_TASK DETAILS:_ Leave out the pictures and set down exactly the lines from the start of the listing through the one with "5.5, 6.5, 7.0]", both included.

_COLLECTED DATA:_

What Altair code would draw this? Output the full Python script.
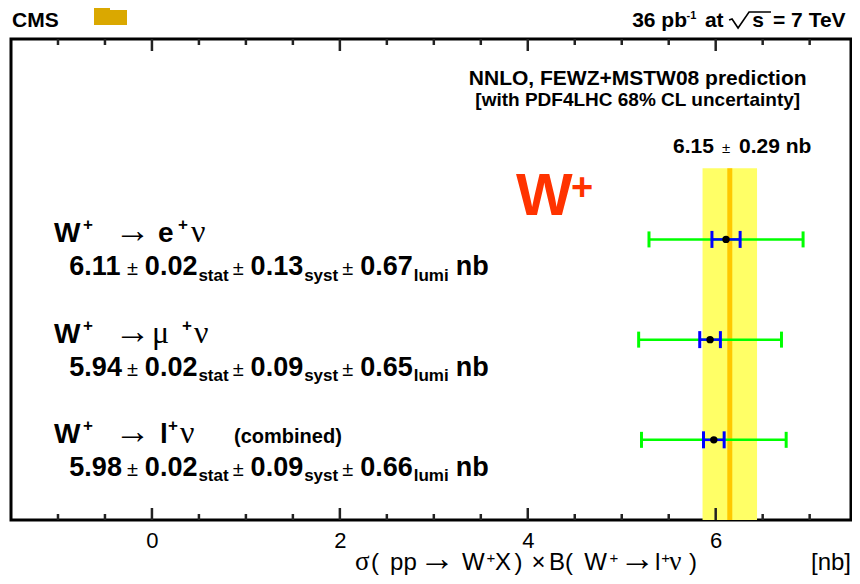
import altair as alt
import pandas as pd

# ---------------- data ----------------
rows = [3, 2, 1]                      # vertical slot of each measurement
lepton = ["e", "μ", "l"]
lepton_style = ["big", "greek", "big"]
xsec = [6.11, 5.94, 5.98]             # nb
stat = [0.02, 0.02, 0.02]
syst = [0.13, 0.09, 0.09]
lumi = [0.67, 0.65, 0.66]
theory_value = 6.15
theory_unc = 0.29
major_ticks = [0.0, 2.0, 4.0, 6.0]
minor_ticks = [-1.0, -0.5, 0.5, 1.0, 1.5, 2.5, 3.0, 3.5, 4.5, 5.0, 5.5, 6.5, 7.0]

# ---------------- layout ----------------
W_PLOT, H_PLOT = 840, 481
XDOM = [-1.5, 7.44]
YDOM = [0.2, 5.0]
PX_X = W_PLOT / (XDOM[1] - XDOM[0])      # pixels per nb
PX_Y = H_PLOT / (YDOM[1] - YDOM[0])      # pixels per row unit
xscale = alt.Scale(domain=XDOM, nice=False, zero=False)
yscale = alt.Scale(domain=YDOM, nice=False, zero=False)


def X(f, **kw):
    return alt.X(field=f, type="quantitative", scale=xscale, **kw)


def Y(f):
    return alt.Y(field=f, type="quantitative", scale=yscale, axis=None)


meas = pd.DataFrame({"row": rows, "x": xsec, "stat": stat, "syst": syst, "lumi": lumi})
meas["blo"] = meas.x - (meas.stat + meas.syst)
meas["bhi"] = meas.x + (meas.stat + meas.syst)
meas["glo"] = meas.x - (meas.stat + meas.syst + meas.lumi)
meas["ghi"] = meas.x + (meas.stat + meas.syst + meas.lumi)

theory = pd.DataFrame({"c": [theory_value], "lo": [theory_value - theory_unc],
                       "hi": [theory_value + theory_unc], "yb": [YDOM[0]], "yt": [3.71]})

xaxis = alt.Axis(values=major_ticks, format="d", ticks=False, tickSize=0, domain=False,
                 grid=False, title=None, labelFont="Liberation Sans", labelFontSize=22,
                 labelColor="black", labelPadding=10)

band = alt.Chart(theory).mark_rect(color="#FFFF66").encode(
    x=X("lo", axis=xaxis), x2=alt.X2(field="hi"), y=Y("yb"), y2=alt.Y2(field="yt"))
cline = alt.Chart(theory).mark_rule(color="#FFC800", strokeWidth=5).encode(
    x=X("c"), y=Y("yb"), y2=alt.Y2(field="yt"))

green = alt.Chart(meas).mark_rule(color="#00FF00", strokeWidth=2.5).encode(
    x=X("glo"), x2=alt.X2(field="ghi"), y=Y("row"))
gcaps = alt.Chart(meas).transform_fold(["glo", "ghi"], as_=["k", "v"]).mark_tick(
    orient="vertical", color="#00FF00", size=16, thickness=3, opacity=1).encode(
    x=X("v"), y=Y("row"))
blue = alt.Chart(meas).mark_rule(color="#0000FF", strokeWidth=2.5).encode(
    x=X("blo"), x2=alt.X2(field="bhi"), y=Y("row"))
bcaps = alt.Chart(meas).transform_fold(["blo", "bhi"], as_=["k", "v"]).mark_tick(
    orient="vertical", color="#0000FF", size=17, thickness=3, opacity=1).encode(
    x=X("v"), y=Y("row"))
pts = alt.Chart(meas).mark_circle(color="black", size=55, opacity=1).encode(
    x=X("x"), y=Y("row"))

# inward ticks on the frame (top and bottom)
tick_rows = []
for vals, length in ((major_ticks, 12), (minor_ticks, 6)):
    for v in vals:
        tick_rows.append({"tickpos": v, "ya": YDOM[1], "yb2": YDOM[1] - length / PX_Y,
                          "yc": YDOM[0], "yd": YDOM[0] + length / PX_Y})
tick_data = alt.Data(values=tick_rows)
ticks_top = alt.Chart(tick_data).mark_rule(color="#222222", strokeWidth=2.5, opacity=1).encode(
    x=X("tickpos"), y=Y("ya"), y2=alt.Y2(field="yb2"))
ticks_bot = alt.Chart(tick_data).mark_rule(color="#222222", strokeWidth=2.5, opacity=1).encode(
    x=X("tickpos"), y=Y("yc"), y2=alt.Y2(field="yd"))

# ---------------- text pieces ----------------
styles = {
    "big": dict(font="Liberation Sans", fontSize=28, fontWeight="bold"),
    "sup": dict(font="Liberation Sans", fontSize=17, fontWeight="bold"),
    "arrow": dict(font="Liberation Serif", fontSize=36),
    "greek": dict(font="Liberation Serif", fontSize=32),
    "comb": dict(font="Liberation Sans", fontSize=20, fontWeight="bold"),
    "val": dict(font="Liberation Sans", fontSize=27, fontWeight="bold"),
    "sub": dict(font="Liberation Sans", fontSize=17, fontWeight="bold"),
    "pm": dict(font="Liberation Sans", fontSize=20),
    "head": dict(font="Liberation Sans", fontSize=21, fontWeight="bold"),
    "headsup": dict(font="Liberation Sans", fontSize=11, fontWeight="bold"),
    "pred1": dict(font="Liberation Sans", fontSize=21, fontWeight="bold", align="center"),
    "pred2": dict(font="Liberation Sans", fontSize=19, fontWeight="bold", align="center"),
    "theo": dict(font="Liberation Sans", fontSize=21, fontWeight="bold"),
    "theopm": dict(font="Liberation Sans", fontSize=15),
    "wbig": dict(font="Liberation Sans", fontSize=60, fontWeight="bold", color="#FF3300"),
    "wsup": dict(font="Liberation Sans", fontSize=38, fontWeight="bold", color="#FF3300"),
    "xt": dict(font="Liberation Sans", fontSize=24),
    "xtr": dict(font="Liberation Sans", fontSize=24, align="right"),
    "xtg": dict(font="Liberation Serif", fontSize=27),
    "xtsup": dict(font="Liberation Sans", fontSize=15),
    "xtarrow": dict(font="Liberation Serif", fontSize=36),
}

EM = {**{d: 0.556 for d in "0123456789"}, ".": 0.278, "s": 0.556, "t": 0.333, "a": 0.556,
      "y": 0.556, "l": 0.278, "u": 0.611, "m": 0.889, "i": 0.278, "n": 0.611, "b": 0.611,
      "±": 0.549}


def text_w(t, style):
    return sum(EM.get(c, 0.55) for c in t) * styles[style]["fontSize"] / PX_X


TITLE_DY, SUP_DY, VAL_DY, SUB_DY = -0.03, 0.09, -0.36, -0.41
lep_x = [0.065, 0.001, 0.086]
lep_sup_x = [0.278, 0.320, 0.171]
nu_x = [0.416, 0.448, 0.299]
val_styles = ["val", "pm", "val", "sub", "pm", "val", "sub", "pm", "val", "sub", "val"]
GAP_AFTER = {("val", "pm"): 5, ("pm", "val"): 7, ("val", "sub"): 1, ("sub", "pm"): 4,
             ("sub", "val"): 7}
VAL_X0 = -0.879

items = []
for i, r in enumerate(rows):
    tb = r + TITLE_DY
    items += [("big", "W", -1.042, tb), ("sup", "+", -0.735, r + SUP_DY),
              ("arrow", "→", -0.395, tb), (lepton_style[i], lepton[i], lep_x[i], tb),
              ("sup", "+", lep_sup_x[i], r + SUP_DY), ("greek", "ν", nu_x[i], tb)]
    if lepton[i] == "l":
        items.append(("comb", "(combined)", 0.874, tb))
    texts = [f"{xsec[i]:.2f}", "±", f"{stat[i]:.2f}", "stat", "±", f"{syst[i]:.2f}", "syst",
             "±", f"{lumi[i]:.2f}", "lumi", "nb"]
    xx = VAL_X0
    for k, (s, t) in enumerate(zip(val_styles, texts)):
        items.append((s, t, xx, r + (SUB_DY if s == "sub" else VAL_DY)))
        if k + 1 < len(texts):
            xx += text_w(t, s) + GAP_AFTER[(s, val_styles[k + 1])] / PX_X

HB = 5.115   # header baseline
items += [
    ("head", "CMS", -1.489, HB),
    ("head", "36 pb", 5.111, HB), ("headsup", "-1", 5.690, 5.2),
    ("head", "at", 5.885, HB),
    ("head", "s", 6.39, HB), ("head", "= 7 TeV", 6.610, HB),
    ("pred1", "NNLO, FEWZ+MSTW08 prediction", 5.17, 4.54),
    ("pred2", "[with PDF4LHC 68% CL uncertainty]", 5.17, 4.33),
    ("theo", f"{theory_value:.2f}", 5.546, 3.86), ("theopm", "±", 6.067, 3.86),
    ("theo", f"{theory_unc:.2f} nb", 6.248, 3.86),
    ("wbig", "W", 3.875, 3.244), ("wsup", "+", 4.460, 3.389),
]
XT_B, XT_S = -0.299, -0.229
items += [
    ("xtg", "σ", 2.162, XT_B), ("xt", "(", 2.332, XT_B), ("xt", "pp", 2.534, XT_B),
    ("xtarrow", "→", 2.845, XT_B), ("xt", "W", 3.300, XT_B), ("xtsup", "+", 3.560, XT_S),
    ("xt", "X", 3.650, XT_B), ("xt", ")", 3.860, XT_B), ("xt", "×", 4.040, XT_B),
    ("xt", "B(", 4.226, XT_B), ("xt", "W", 4.600, XT_B), ("xtsup", "+", 4.870, XT_S),
    ("xtarrow", "→", 4.975, XT_B), ("xt", "l", 5.355, XT_B), ("xtsup", "+", 5.420, XT_S),
    ("xtg", "ν", 5.505, XT_B), ("xt", ")", 5.715, XT_B), ("xtr", "[nb]", XDOM[1], XT_B),
]
tdf = pd.DataFrame(items, columns=["style", "text", "x", "y"])

text_layers = []
for s, props in styles.items():
    sub = tdf[tdf["style"] == s]
    if sub.empty:
        continue
    p = dict(align="left", baseline="alphabetic", color="black")
    p.update(props)
    text_layers.append(alt.Chart(sub).mark_text(**p).encode(
        x=X("x"), y=Y("y"), text=alt.Text(field="text", type="nominal")))

# square-root sign of the header (drawn as a stroke)
root = pd.DataFrame({"x": [6.142, 6.174, 6.238, 6.355, 6.589],
                     "y": [5.19, 5.20, 5.11, 5.27, 5.27], "o": [0, 1, 2, 3, 4]})
root_line = alt.Chart(root).mark_line(color="black", strokeWidth=1.6).encode(
    x=X("x"), y=Y("y"), order=alt.Order(field="o", type="quantitative"))

# logo fragment at the top
logo_df = pd.DataFrame({"k": [0]})
logo1 = alt.Chart(logo_df).mark_rect(color="#DAA800").encode(
    x=alt.value(83), x2=alt.value(99), y=alt.value(-31), y2=alt.value(-14))
logo2 = alt.Chart(logo_df).mark_rect(color="#DAA800").encode(
    x=alt.value(99), x2=alt.value(116), y=alt.value(-29), y2=alt.value(-14))

chart = alt.layer(band, cline, green, gcaps, blue, bcaps, pts, ticks_top, ticks_bot,
                  *text_layers, root_line, logo1, logo2).properties(
    width=W_PLOT, height=H_PLOT,
    autosize=alt.AutoSizeParams(type="none"),
    padding={"left": 3, "top": 31, "right": 1, "bottom": 56},
    background="white",
).configure_view(stroke="black", strokeWidth=3)

chart.save("out.html", embed_options={"renderer": "svg", "actions": False})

_WRITTEN SOLUTION:_
What Altair code would draw this? Output the full Python script.
import altair as alt
import pandas as pd

# ---------------- data ----------------
rows = [3, 2, 1]                      # vertical slot of each measurement
lepton = ["e", "μ", "l"]
lepton_style = ["big", "greek", "big"]
xsec = [6.11, 5.94, 5.98]             # nb
stat = [0.02, 0.02, 0.02]
syst = [0.13, 0.09, 0.09]
lumi = [0.67, 0.65, 0.66]
theory_value = 6.15
theory_unc = 0.29
major_ticks = [0.0, 2.0, 4.0, 6.0]
minor_ticks = [-1.0, -0.5, 0.5, 1.0, 1.5, 2.5, 3.0, 3.5, 4.5, 5.0, 5.5, 6.5, 7.0]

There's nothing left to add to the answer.